An estimated 41,000 taxpayers incurred an inheritance tax liability on death in 2022/23, according to new HMRC data – a 24% increase on the previous year (33,000), leading experts to advise homeowners, or those with large savings and investments, to act now to avoid their families losing out in the future.
The freeze in the £325,000 threshold is in place until 2028 and will certainly pull many more people into paying IHT for the foreseeable future.
Helen Morrissey, head of retirement analysis at Hargreaves Lansdown, says: “It is important to consider the possibility your estate may incur IHT within your financial planning.”
Inheritance tax (IHT), she goes on to say, helped in large part by house price increases, is no longer a wealthy person’s tax
“You can reduce the amount you pay by making use of the different allowances on offer. If you leave your estate to your spouse, then they won’t pay inheritance tax and when they die, they can also make use of any of your unused nil rate band to increase the amount they can pass on free of IHT.

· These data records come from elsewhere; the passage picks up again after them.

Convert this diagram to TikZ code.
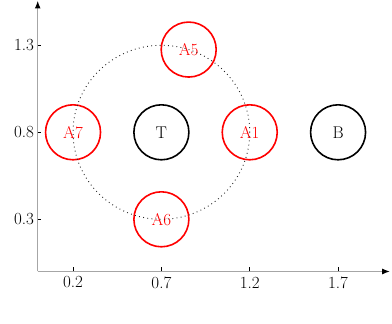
\documentclass[tikz,border=0pt]{standalone}
\usetikzlibrary{arrows.meta}
\begin{document}
\begin{tikzpicture}[x=176.7pt,y=174pt,
  state/.style={circle,draw=black,line width=1.6pt,minimum size=55pt,inner sep=0pt,font=\fontsize{17}{20}\selectfont},
  redstate/.style={state,draw=red,text=red},
  axisline/.style={draw=black!35,line width=1.5pt,-{Latex[black,length=8pt,width=6pt]}},
  tickmark/.style={draw=black,line width=0.5pt},
  ticklabel/.style={font=\fontsize{17}{20}\selectfont,inner sep=0pt},
  dotcircle/.style={draw=black!85,line width=0.9pt,dash pattern=on 0.9pt off 3.3pt}]
\useasboundingbox (-37.7pt,-52.5pt) rectangle (354.3pt,271.5pt);
\coordinate (O) at (0,0);
\coordinate (xend) at (352.5pt,0);
\coordinate (yend) at (0,271pt);
\draw[axisline] (O) -- (xend);
\draw[axisline] (O) -- (yend);
\foreach \v/\n in {0.2/a,0.7/b,1.2/c,1.7/d} {
  \coordinate (xt\n) at (\v,0);
  \draw[tickmark] (xt\n) -- ++(0,4.5pt);
  \node[ticklabel] (xl\n) at ([yshift=-11pt]xt\n) {\v};
}
\foreach \v/\n in {0.3/a,0.8/b,1.3/c} {
  \coordinate (yt\n) at (0,\v);
  \draw[tickmark] (yt\n) -- ++(3pt,0);
  \node[ticklabel,anchor=east] (yl\n) at ([xshift=-3.5pt]yt\n) {\v};
}
\node[state] (T) at (0.7,0.8) {T};
\node[state] (B) at (1.7,0.8) {B};
\node[redstate] (A1) at (1.2,0.8) {A1};
\node[redstate] (A5) at (0.8545,1.2755) {A5};
\node[redstate] (A6) at (0.7,0.3) {A6};
\node[redstate] (A7) at (0.2,0.8) {A7};
\draw[dotcircle] (T.center) circle [radius=0.5];
\end{tikzpicture}
\end{document}
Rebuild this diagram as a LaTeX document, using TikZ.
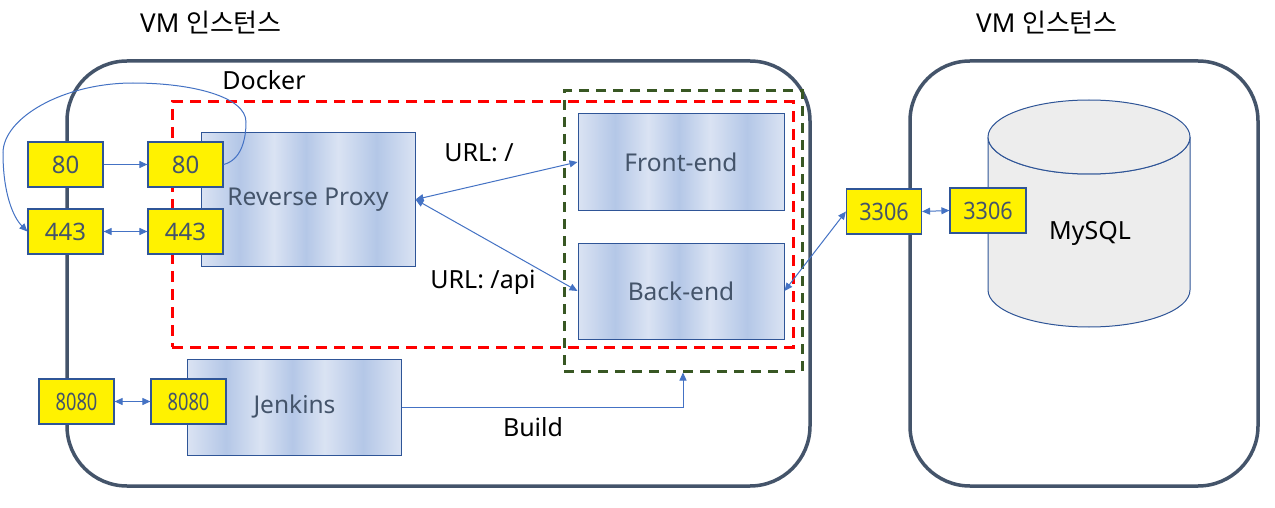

“Leaving your property to children or grandchildren means they benefit from the residential nil rate band of £175,000.’
Giving your money away while you are alive is also another option. Gifts given are IHT free as long as you live for at least seven years after making them. You can also give gifts of up to £3,000 a year, split between as many different people as you want, as part of an annual exemption. Unlimited gifts of up to £250 can be made as long as you haven’t used any of your other allowances on that person.
If a loved one is getting married, you can also make gifts that won’t incur IHT. This is up to £5,000 for your child, £2,500 for a grandchild or great grandchild or £1,000 for anyone else.
You can also make gifts to help someone with their living expenses – i.e. a child’s rent. This is known as gifts out of normal expenditure and can be of any amount, but you must show that in doing so you aren’t negatively impacting your own standard of living. Documenting when gifts are given and how much they are is hugely important to establishing a regular pattern.
“If you know you will have an IHT liability on your estate, Helen Morrisey concludes, “then you can get a life insurance policy written into trust which can be used to pay any tax bill incurred.”